Progress in technology has rendered an eventual one world order and globalisation inevitable. However, globalisation has made many people in many lands to suffer. It is imperative therefore to consider the defects of globalisation and seek ways and means to remove them. To discover the flaws of globalisation there can be no better way than to study what led to the plight of its victims. Let us consider the plight of arguably globalisation’s biggest victim.
Judging by the yardstick of a nation’s potential matched against its performance the biggest victim of globalisation could well be the United States of America . Two decades ago the US was the unchallenged leading world power. The standard of living of its people was the world’s envy. Today the US is struggling to have its say in a multi-polar world. Its economy is in a shambles. Its citizens are losing jobs, homes and social security. The US is a huge debtor to China and Japan . If globalisation allows big multinational corporations (MNCs) to exploit people worldwide how come the nation in which the largest and most powerful MNCs are headquartered is declining so quickly? The answer is, this happened because of corrupt politicians and greedy businessmen. Globalisation would be a boon if democracy was allowed to function. Globalisation became a curse after democracy and national interest were subverted by corrupt politics and corporate greed.

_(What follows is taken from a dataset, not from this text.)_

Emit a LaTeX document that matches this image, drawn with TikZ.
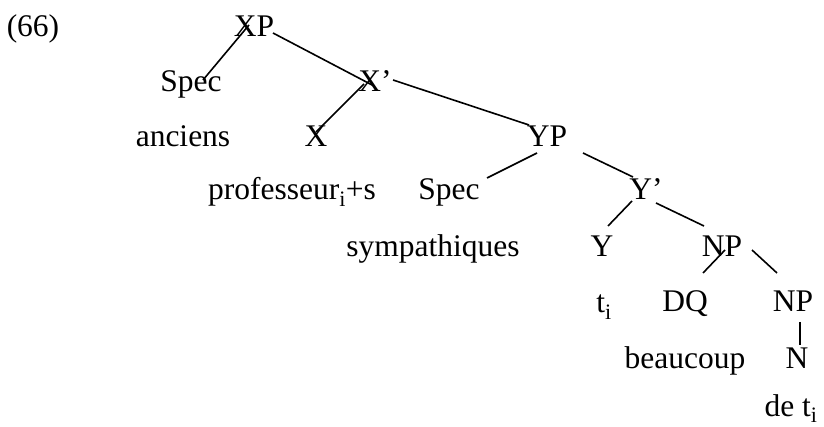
\documentclass[tikz,border=0pt]{standalone}
\usepackage{fontspec}
\setmainfont{Liberation Serif}
\begin{document}
\begin{tikzpicture}[x=1pt,y=-1pt,
  lbl/.style={anchor=base,inner sep=0pt,font=\fontsize{31.5}{38}\selectfont},
  branch/.style={line width=1.6pt}]
\useasboundingbox (0,0) rectangle (824,427);
% labels and words of the tree
\node[lbl] (ex)    at (33,37)   {(66)};
\node[lbl] (xp)    at (254,37)  {XP};
\node[lbl] (spa)   at (191,92)  {Spec};
\node[lbl] (xbar)  at (375,92)  {X’};
\node[lbl] (anc)   at (183,147) {anciens};
\node[lbl] (xh)    at (316,147) {X};
\node[lbl] (prof)  at (292,200) {professeur\textsubscript{i}+s};
\node[lbl] (yp)    at (547,147) {YP};
\node[lbl] (spb)   at (449,200) {Spec};
\node[lbl] (ybar)  at (646,200) {Y’};
\node[lbl] (symp)  at (433,257) {sympathiques};
\node[lbl] (yh)    at (602,257) {Y};
\node[lbl] (npa)   at (722,257) {NP};
\node[lbl] (ti)    at (604,313) {t\textsubscript{i}};
\node[lbl] (dq)    at (685,312) {DQ};
\node[lbl] (npb)   at (793,312) {NP};
\node[lbl] (beau)  at (685,368) {beaucoup};
\node[lbl] (nh)    at (797,368) {N};
\node[lbl] (deti)  at (791,416) {de t\textsubscript{i}};
% branch end points
\coordinate (xpL)   at (249,25);  \coordinate (spaT)  at (203,80);
\coordinate (xpR)   at (273,33);  \coordinate (xbarT) at (374,86);
\coordinate (xbarL) at (364,84);  \coordinate (xhT)   at (316,132);
\coordinate (xbarR) at (393,80);  \coordinate (ypT)   at (529,125);
\coordinate (ypL)   at (537,153); \coordinate (spbT)  at (487,178);
\coordinate (ypR)   at (583,153); \coordinate (ybarT) at (633,177);
\coordinate (ybarL) at (632,201); \coordinate (yhT)   at (608,226);
\coordinate (ybarR) at (656,203); \coordinate (npaT)  at (704,226);
\coordinate (npaL)  at (725,250); \coordinate (dqT)   at (703,273);
\coordinate (npaR)  at (752,250); \coordinate (npbT)  at (777,273);
\coordinate (npbB)  at (800,322); \coordinate (nhT)   at (800,345);
% branches
\draw[branch] (xpL) -- (spaT);
\draw[branch] (xpR) -- (xbarT);
\draw[branch] (xbarL) -- (xhT);
\draw[branch] (xbarR) -- (ypT);
\draw[branch] (ypL) -- (spbT);
\draw[branch] (ypR) -- (ybarT);
\draw[branch] (ybarL) -- (yhT);
\draw[branch] (ybarR) -- (npaT);
\draw[branch] (npaL) -- (dqT);
\draw[branch] (npaR) -- (npbT);
\draw[branch] (npbB) -- (nhT);
\end{tikzpicture}
\end{document}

Consider how America got into its present mess. To keep the economy buoyant it was necessary to keep up demand. To do that, wages and purchasing power also had to keep pace. Higher wages meant lower profits. To maximize profits business corporations utilized globalisation to invest in cheap labour outside the US . The obvious giant sweat shop for cheap labour was China . Violating all labour norms, ignoring minimum wage norms, the US big business and China got into a mutually beneficial arrangement. The virtual slave labour in China manufactured goods for western business firms at a fraction of the cost which would have occurred through manufacture in the US itself.
This arrangement suited US business by augmenting its profits. It suited the czars of totalitarian China by allowing communist party functionaries to become billionaires while Chinese labour was ruthlessly exploited judging by world standards. Corrupt US politicians allowed a five to one adverse balance of trade with China for decades because they were bribed by both the business corporations in the US as well as by representatives of Chinese business interests. The bulk of Chinese exports were owned by the People’s Liberation Army which used the profits to enrich China ’s army personnel and build up China ’s military might. One representative of the PLA in the US , Wang Jung, was brazen enough to actually visit the White House in order to donate funds to a US President!
In the early years of globalisation the representatives of American labour wanted to enclose a social clause in the Dunkel Draft which laid guidelines for global trade. The social clause demanded some correlation between labour wages in the first world and the third world. This would have impeded the flight of US capital from the domestic to the international market. If this clause had been implemented it would have benefited American labour by halting the loss of jobs created by the flight of capital. It would have benefited Indian labour by raising the wages of workers. But the clause was shot down because of opposition by US business interests as well as by Indian trade union leaders who were concerned more by empty notions of economic sovereignty than by the interests of the workers they claimed to serve. While Indian trade union leaders and the Left succeeded in preventing a rise in workers’ wages by opposing the social clause, they could not prevent the influx of foreign direct investment that was attracted by cheap Indian labour.
It may be seen therefore that the perils of globalisation, and indeed of the worldwide economic meltdown, are traceable not to esoteric economic reasons; they arise from the subversion of democratic norms that are enshrined in the constitutions of all democratic nations and in the United Nations Charter of Human Rights. These factors are not economic, they are strictly political. Globalisation cannot serve humankind as long as democracy is subverted to harm the national interest. The subversion of democracy cannot be prevented unless political corruption and corporate greed are curbed.